Al contrario de los sostiene Kirby, la relación no se da directamente entre la obra y el espectador, a pesar de las apariencias. No se trata de un teatro estructural que es entendido por el espectador de acuerdo cada historia personal, de un modo completamente subjetivo. (Kirby, 1987)

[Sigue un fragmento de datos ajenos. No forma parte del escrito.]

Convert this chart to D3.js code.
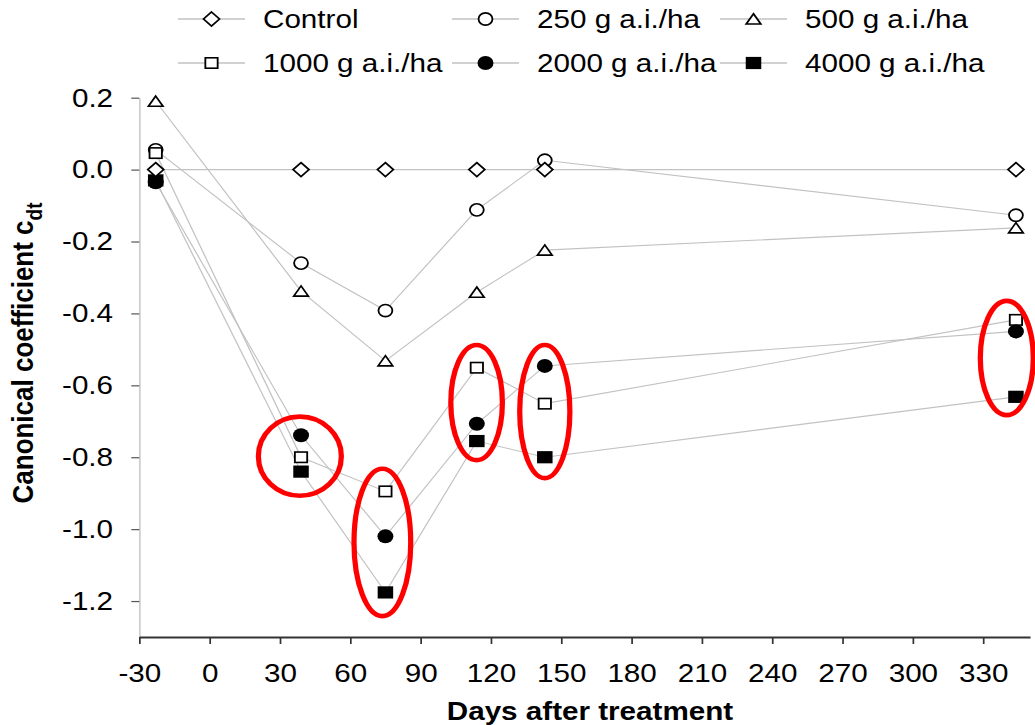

Por el contrario, como ha mostrado Umberto Eco, la obra se dirige ya no a un lector modelo, sino a un “espectador modelo”, que está presupuesto en la máquina de montaje concreta que se ha puesto en juego. Este es el mediador entre la obra y el espectador; allí caben diversos grados de coincidencia, acuerdos o desacuerdos, entre ese público y el “público modelo” que funciona como interpretante. Ciertamente que ese espectador modelo tampoco coincide con lo que el director ha tratado de hacer; diríamos que más bien se trata de un “inconsciente teatral” que ha sido convocado y que es aquel que se desprende de la obra tal como finalmente la vemos sobre el escenario.

¿Qué espectador modelo maquina Elizabeth o la esclavitud? ¿Cuál es su interpretante teatral? No puede ser otro sino esa “functor” que pone en marcha la máquina teatral de esta obra y que empuja cada aspecto hacia la confluencia/disociación entre esclavitud/esclavitudes y, quizás, una crítica a las teorías psicológicas del self.

Un sí mismo imposible, que estalla en sujetos y subjetividades bajo el efecto de esta máquina de esclavitudes que la obra proyecto sobre nosotros.